Unrealistic. At sixteen, seventeen years old, already measuring our dreams against practicality. Already shrinking them to fit what feels acceptable or safe. It made me realize how quickly we move from dreaming freely as children to calculating outcomes as teenagers. Somewhere between elementary school and high school, we start filtering our aspirations through stress, university applications, comparison, and fear of failure. We spend so much time chasing the future that we forget we are living in something meaningful right now.

In that moment, sitting around the table with people who care deeply about their city and their impact, I realized how ironic it is. We are youth leaders.

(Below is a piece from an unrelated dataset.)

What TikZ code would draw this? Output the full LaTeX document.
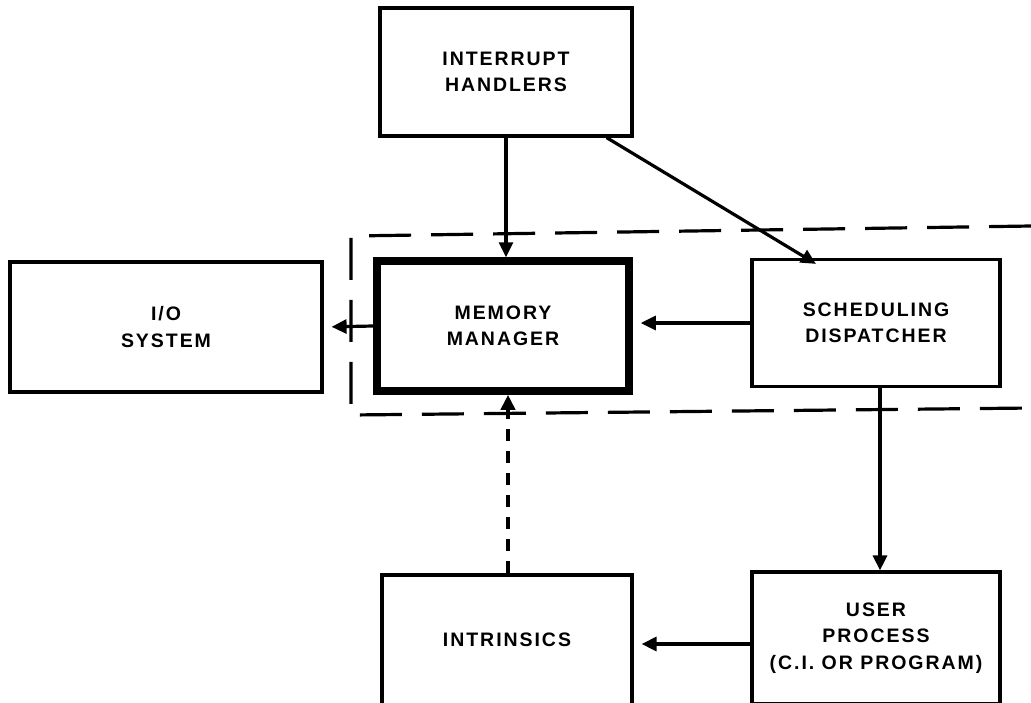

We advocate for wellness. We talk about youth inclusivity. Yet even we struggle to fully live in the present without worrying about what comes next.

Chasing the future is important. Ambition pushes us forward. It helps us grow. Learning from the past is just as important. Our experiences shape our resilience and perspective. But if we are constantly analyzing yesterday and planning tomorrow, we risk missing today.

Today is where friendships form during side conversations after meetings.
Today is where confidence builds when you share an idea out loud.
Today is where passion quietly develops, even if you are not sure what it will become yet.

There is something powerful about allowing yourself to dream without immediately labeling it as realistic or unrealistic. The world changes because someone once believed in an idea before it made sense on paper. At our age, we should be exploring possibilities, not limiting them.

Pressure convinces us that every choice must be strategic. Every class must align with a career. Every extracurricular must build a resume. But growth is not linear. Sometimes the most meaningful parts of our lives are the unplanned ones. The spontaneous conversations. The random interests. The risks that do not guarantee a result.

Living in the present does not mean abandoning goals. It means appreciating the process. It means recognizing that who you are becoming is just as important as where you are going. That meeting reminded me that wellness is not only about managing stress. It is about protecting our ability to dream. It is about allowing ourselves to be young, curious, and hopeful without apology.

So yes, chase the future. Work hard. Set goals. Reflect on the past and learn from it. But do not forget to live fully in this moment. Because one day, the present we rush through will become the past we wish we had slowed down to enjoy.